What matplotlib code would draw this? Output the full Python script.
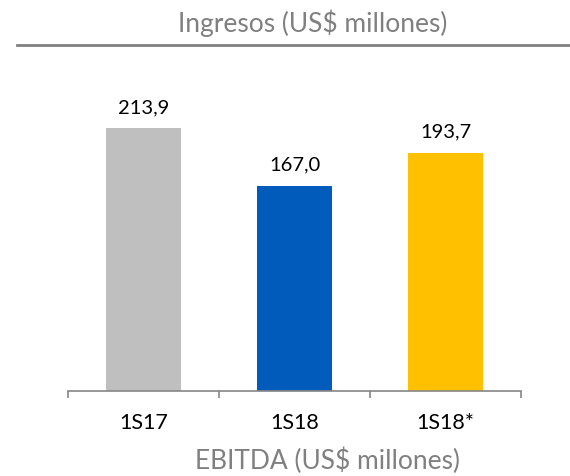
import matplotlib
matplotlib.use('Agg')
import matplotlib.pyplot as plt
import numpy as np
from matplotlib.lines import Line2D

plt.rcParams['font.family'] = ['Lato', 'DejaVu Sans']

periods = ['1S17', '1S18', '1S18*']
ebitda = [213.9, 167.0, 193.7]
colors = ['#BFBFBF', '#005BBB', '#FFC000']

fig = plt.figure(figsize=(5.7, 4.76), dpi=100)
ax = fig.add_axes([0.1193, 0.1786, 0.7947, 0.645])

xpos = np.arange(len(periods))
ax.bar(xpos, ebitda, width=0.5, color=colors)
for x, v in zip(xpos, ebitda):
    ax.annotate(f'{v:.1f}'.replace('.', ','), (x, v), xytext=(0, 11),
                textcoords='offset points', ha='center', va='baseline',
                fontsize=14.5, color='black')

ax.set_xlim(-0.5, len(periods) - 0.5)
ax.set_ylim(0, 250)
ax.set_yticks([])
for s in ['top', 'right', 'left']:
    ax.spines[s].set_visible(False)
ax.spines['bottom'].set_color('#868686')
ax.spines['bottom'].set_linewidth(1.2)

ax.set_xticks(xpos)
ax.set_xticklabels(periods, fontsize=15.5)
ax.set_xticks(np.arange(len(periods) + 1) - 0.5, minor=True)
ax.tick_params(axis='x', which='major', length=0, pad=16)
ax.tick_params(axis='x', which='minor', length=5, width=1.2, color='#868686')

fig.text(0.574, 0.0147, 'EBITDA (US$ millones)', ha='center', va='baseline',
         fontsize=19, color='#808080')
fig.text(0.548, 0.933, 'Ingresos (US$ millones)', ha='center', va='baseline',
         fontsize=19, color='#808080')
fig.add_artist(Line2D([0.03, 1.0], [0.9055, 0.9055], transform=fig.transFigure,
                      color='#808080', linewidth=2))

fig.savefig('out.png', dpi=100)
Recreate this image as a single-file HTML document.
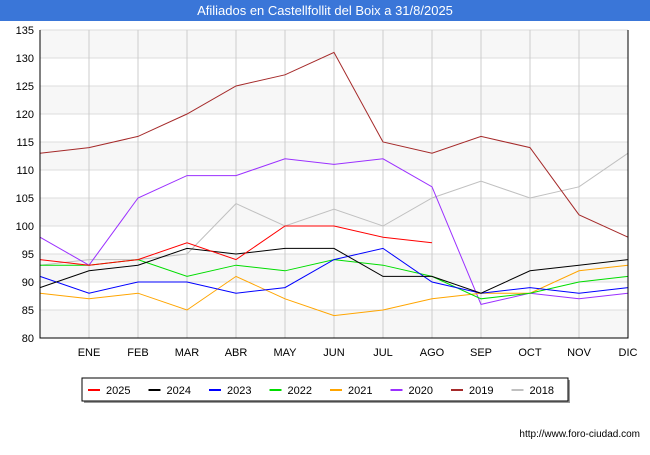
<!DOCTYPE html>
<html><head><meta charset="utf-8"><style>
body{margin:0;width:650px;height:450px;background:#fff;font-family:"Liberation Sans",sans-serif;overflow:hidden}
</style></head><body>
<svg width="650" height="450" font-family="Liberation Sans, sans-serif">
<rect x="0" y="0" width="650" height="21" fill="#3a76d8"/>
<text x="325" y="15" text-anchor="middle" fill="#fff" font-size="13">Afiliados en Castellfollit del Boix a 31/8/2025</text>
<g id="grid"></g><g id="series"></g><g id="axes"></g>
<g>
<rect x="84" y="380" width="486" height="23" fill="#999"/>
<rect x="82" y="378" width="486" height="23" fill="#fff" stroke="#000"/>
<g id="legend"></g></g>
<text x="640" y="437" text-anchor="end" font-size="10" fill="#000">http://www.foro-ciudad.com</text>
</svg>
<script>
const months=["","ENE","FEB","MAR","ABR","MAY","JUN","JUL","AGO","SEP","OCT","NOV","DIC"];
const yTicks=[80,85,90,95,100,105,110,115,120,125,130,135];
const seriesNames=["2025","2024","2023","2022","2021","2020","2019","2018"];
const seriesColors=["#ff0000","#000000","#0000ff","#00dd00","#ffa500","#9b30ff","#a52a2a","#c0c0c0"];
const s2025=[94,93,94,97,94,100,100,98,97];
const s2024=[89,92,93,96,95,96,96,91,91,88,92,93,94];
const s2023=[91,88,90,90,88,89,94,96,90,88,89,88,89];
const s2022=[93,93,94,91,93,92,94,93,91,87,88,90,91];
const s2021=[88,87,88,85,91,87,84,85,87,88,88,92,93];
const s2020=[98,93,105,109,109,112,111,112,107,86,88,87,88];
const s2019=[113,114,116,120,125,127,131,115,113,116,114,102,98];
const s2018=[93,94,94,95,104,100,103,100,105,108,105,107,113];
const allSeries=[s2025,s2024,s2023,s2022,s2021,s2020,s2019,s2018];
const X0=40,X1=628,Y0=338,Y1=30;
const xs=i=>X0+i*(X1-X0)/12;
const ys=v=>Y0-(v-80)*(Y0-Y1)/55;
const NS="http://www.w3.org/2000/svg";
function mk(t,a,p){const e=document.createElementNS(NS,t);for(const k in a)e.setAttribute(k,a[k]);p.appendChild(e);return e;}
const grid=document.getElementById('grid'),axes=document.getElementById('axes'),ser=document.getElementById('series'),leg=document.getElementById('legend');
for(let i=0;i<yTicks.length-1;i++){if(i%2==0){const r=mk('rect',{x:X0,y:ys(yTicks[i+1]),width:X1-X0,height:ys(yTicks[i])-ys(yTicks[i+1]),fill:'#f7f7f7'},grid);}}
yTicks.forEach(v=>{const l=mk('line',{x1:X0,x2:X1,y1:ys(v),y2:ys(v),stroke:'#ddd'},grid);
const t=mk('text',{x:X0-6,y:ys(v)+4,'text-anchor':'end','font-size':11},axes);t.textContent=v;});
months.forEach((m,i)=>{const l=mk('line',{x1:xs(i),x2:xs(i),y1:Y1,y2:Y0,stroke:'#ccc'},grid);
if(m){const t=mk('text',{x:xs(i),y:Y0+18,'text-anchor':'middle','font-size':11},axes);t.textContent=m;}});
const ax=mk('polyline',{points:`${X0},${Y1} ${X0},${Y0} ${X1},${Y0} ${X1},${Y1}`,fill:'none',stroke:'#000'},axes);

for(let k=allSeries.length-1;k>=0;k--){const d=allSeries[k];const p=mk('polyline',{points:d.map((v,i)=>xs(i)+','+ys(v)).join(' '),fill:'none',stroke:seriesColors[k],'stroke-width':1},ser);
}
seriesNames.forEach((n,k)=>{const x=88+k*60.5;const l=mk('line',{x1:x,x2:x+12,y1:390,y2:390,stroke:seriesColors[k],'stroke-width':2},leg);
const t=mk('text',{x:x+18,y:394,'font-size':11},leg);t.textContent=n;});
</script>
</body></html>
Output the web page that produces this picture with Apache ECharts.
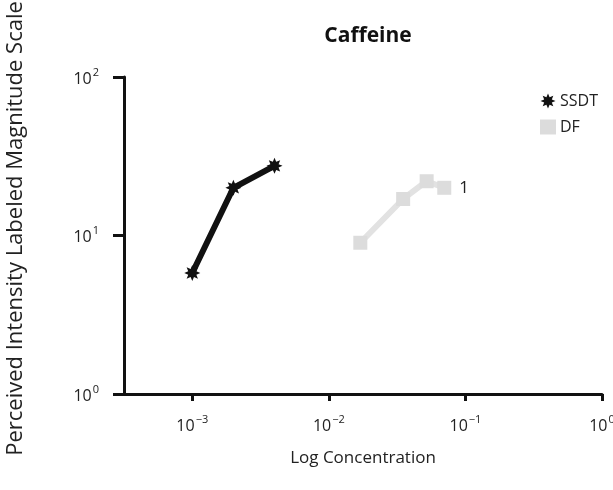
<!DOCTYPE html>
<html>
<head>
<meta charset="utf-8">
<style>html,body{margin:0;padding:0;background:#fff}#c{width:613px;height:490px}</style>
<script src="https://cdn.jsdelivr.net/npm/echarts@6/dist/echarts.min.js"></script>
</head>
<body>
<div id="c"></div>
<script>
// Data
const ssdtX = [0.001, 0.002, 0.004];
const ssdtY = [5.8, 20, 27.5];
const dfX = [0.017, 0.035, 0.052, 0.07];
const dfY = [9, 17, 22, 20];
const xTicks = [0.001, 0.01, 0.1, 1];
const yTicks = [1, 10, 100];
const title = 'Caffeine';
const xName = 'Log Concentration';
const yName = 'Perceived Intensity Labeled Magnitude Scale';
const seriesNames = ['SSDT', 'DF'];
const dfEndLabel = '1';

function starPath(n, ro, ri) {
  let d = '';
  for (let i = 0; i < n * 2; i++) {
    const r = i % 2 === 0 ? ro : ri;
    const a = Math.PI * i / n - Math.PI / 2;
    d += (i === 0 ? 'M' : 'L') + (r * Math.cos(a)).toFixed(3) + ' ' + (r * Math.sin(a)).toFixed(3);
  }
  return 'path://' + d + 'Z';
}
const star = starPath(8, 10, 5.5);
const FONT = 'Open Sans';

function powLabel(v) {
  const e = Math.round(Math.log10(v));
  return '{b|10}{e|' + (e < 0 ? '\u2212' + (-e) : e) + '}';
}
const rich = {
  b: { fontSize: 16, fontFamily: FONT, color: '#222', verticalAlign: 'bottom', lineHeight: 20 },
  e: { fontSize: 11, fontFamily: FONT, color: '#222', verticalAlign: 'bottom', lineHeight: 20, padding: [0, 0, 9, 1] }
};

const chart = echarts.init(document.getElementById('c'));
chart.setOption({
  animation: false,
  title: {
    text: title, left: 363, textAlign: 'center', top: 21,
    textStyle: { fontFamily: FONT, fontSize: 21, fontWeight: 'bold', color: '#111' }
  },
  legend: {
    left: 535, top: 88, orient: 'vertical', itemGap: 10, itemWidth: 16, itemHeight: 15,
    textStyle: { fontFamily: FONT, fontSize: 16, color: '#222', padding: [0, 0, 0, -1] },
    data: [
      { name: seriesNames[0], icon: star, itemStyle: { color: '#111' } },
      { name: seriesNames[1], icon: 'rect', itemStyle: { color: '#dcdcdc' } }
    ]
  },
  grid: { left: 124, right: 11, top: 77, bottom: 96, containLabel: false, outerBoundsMode: 'none' },
  xAxis: {
    type: 'log', logBase: 10, min: Math.pow(10, -3.5), max: 1,
    name: xName, nameLocation: 'middle', nameGap: 56,
    nameTextStyle: { fontFamily: FONT, fontSize: 17, color: '#222' },
    axisLine: { lineStyle: { color: '#111', width: 3 } },
    axisTick: { show: true, length: 7, lineStyle: { color: '#111', width: 3 }, customValues: xTicks },
    axisLabel: { margin: 20, formatter: powLabel, rich: rich, customValues: xTicks },
    splitLine: { show: false }, minorTick: { show: false }
  },
  yAxis: {
    type: 'log', logBase: 10, min: 1, max: 100,
    name: yName, nameLocation: 'middle', nameGap: 97,
    nameTextStyle: { fontFamily: FONT, fontSize: 22, color: '#222', padding: [0, 0, 0, 14] },
    axisLine: { lineStyle: { color: '#111', width: 3 } },
    axisTick: { show: true, length: 11, lineStyle: { color: '#111', width: 3 }, customValues: yTicks },
    axisLabel: { margin: 25, formatter: powLabel, rich: rich, customValues: yTicks },
    splitLine: { show: false }
  },
  series: [
    {
      name: seriesNames[0], type: 'line',
      data: ssdtX.map((x, i) => [x, ssdtY[i]]),
      symbol: star, symbolSize: 16,
      lineStyle: { color: '#111', width: 6 },
      itemStyle: { color: '#111' }, z: 3
    },
    {
      name: seriesNames[1], type: 'line',
      data: dfX.map((x, i) => [x, dfY[i]]),
      symbol: 'rect', symbolSize: 14,
      lineStyle: { color: '#e2e2e2', width: 6 },
      itemStyle: { color: '#dcdcdc' },
      label: {
        show: true, position: 'right', distance: 8,
        fontFamily: FONT, fontSize: 17, color: '#222',
        formatter: p => (p.dataIndex === dfX.length - 1 ? dfEndLabel : '')
      }
    }
  ]
});
</script>
</body>
</html>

________________________

Task details:
From the line containing "Output the web" through the line containing "const FONT = 'Open Sans';", copy every line above exactly, without pictures.

Output below:
Output the web page that produces this picture with Apache ECharts.
<!DOCTYPE html>
<html>
<head>
<meta charset="utf-8">
<style>html,body{margin:0;padding:0;background:#fff}#c{width:613px;height:490px}</style>
<script src="https://cdn.jsdelivr.net/npm/echarts@6/dist/echarts.min.js"></script>
</head>
<body>
<div id="c"></div>
<script>
// Data
const ssdtX = [0.001, 0.002, 0.004];
const ssdtY = [5.8, 20, 27.5];
const dfX = [0.017, 0.035, 0.052, 0.07];
const dfY = [9, 17, 22, 20];
const xTicks = [0.001, 0.01, 0.1, 1];
const yTicks = [1, 10, 100];
const title = 'Caffeine';
const xName = 'Log Concentration';
const yName = 'Perceived Intensity Labeled Magnitude Scale';
const seriesNames = ['SSDT', 'DF'];
const dfEndLabel = '1';

function starPath(n, ro, ri) {
  let d = '';
  for (let i = 0; i < n * 2; i++) {
    const r = i % 2 === 0 ? ro : ri;
    const a = Math.PI * i / n - Math.PI / 2;
    d += (i === 0 ? 'M' : 'L') + (r * Math.cos(a)).toFixed(3) + ' ' + (r * Math.sin(a)).toFixed(3);
  }
  return 'path://' + d + 'Z';
}
const star = starPath(8, 10, 5.5);
const FONT = 'Open Sans';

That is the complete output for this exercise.